All of this is the same in the second movie, except in Thailand with a old monk and a monkey who belonged to some Russians. From Stu doing something stupid to his body, to him confronting someone at the wedding and speaking his mind.

Phil and Stu were shocked by Alan's choice to become a Britney Spears impersonator.


Okay, let's start with good things. Ken Jeong was brilliant reprising his role as Mr. Chow. Definitely the best character. Mainly because he wasn't in the first movie as much so there was room for a whole new layer of his character. Bradley Cooper and Ed Helms were both good as Phil and Stu respectively. Their characters developed a little.

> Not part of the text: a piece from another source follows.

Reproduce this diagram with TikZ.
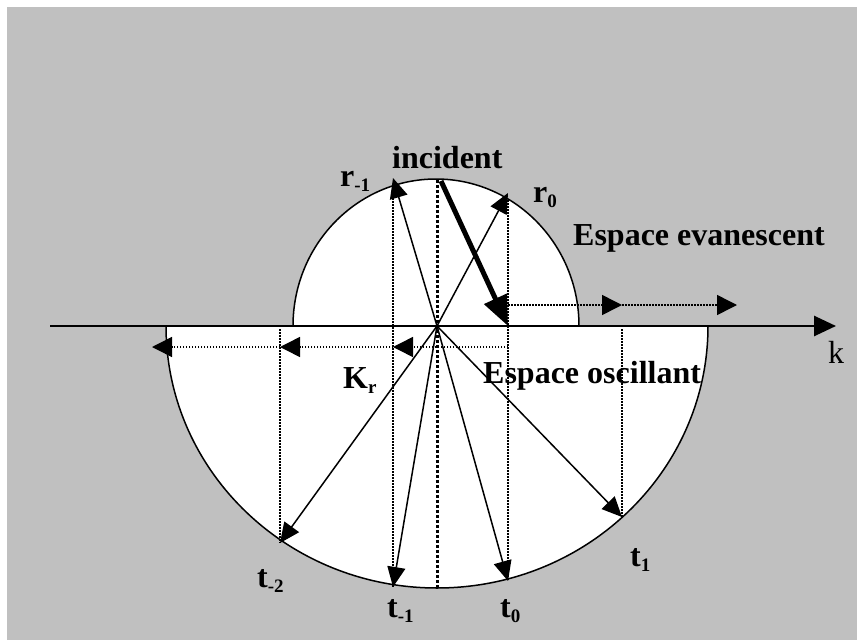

Admittedly, in Stu's case, it wasn't entirely in a good way. The character who had been developed the most was Alan. He was also the least amusing. In the first one, he was stupid. In Part II, he had delved deeps into the realm of mental difficulties and had lost a lot of what made him funny the first time round. no other characters were really major enough for any serious analysis. Yeah, Doug still wasn't in it. I would've loved to have seen Doug get caught up in the mishaps.


Stu thought his new tattoo made him look really tough. It didn't.

So, the writing and directing. Clearly, Todd Philips and his team took a laid back approach and said, "Hey, it worked before, lets do it again." And I don't just mean the plot. I mean every joke, every gag, even the same characters. Yes I liked Chow. But where the hell were the new characters? Even Eddie, the chapel manager from the first movie, made an appearance. (Though as a different character. Copy and pasted but with a name change and some hair.) Even Paul Giamatti's cameo was very disappointing. There were trade overs, mistaken identities, hookers and lots more of recycled jokes. The first movie still strikes me as a brilliant work in comedy in recent years. This does not.

I wouldn't suggest spending money to see this. Just watch the first movie again. That will stay good. This won't. Twice as vulgar and twice as silly, but half as good. Sillier you say? There was a drug dealing monkey. Enough said.

That's enough from me. I don't want to talk about this movie anymore. I heard it wasn't good, but I thought surely no. I was wrong. It wasn't very good. I was disappointed.


Best bit? When Chow was onscreen. He was hilarious. Particularly the car chase. A good scene in an otherwise poor movie.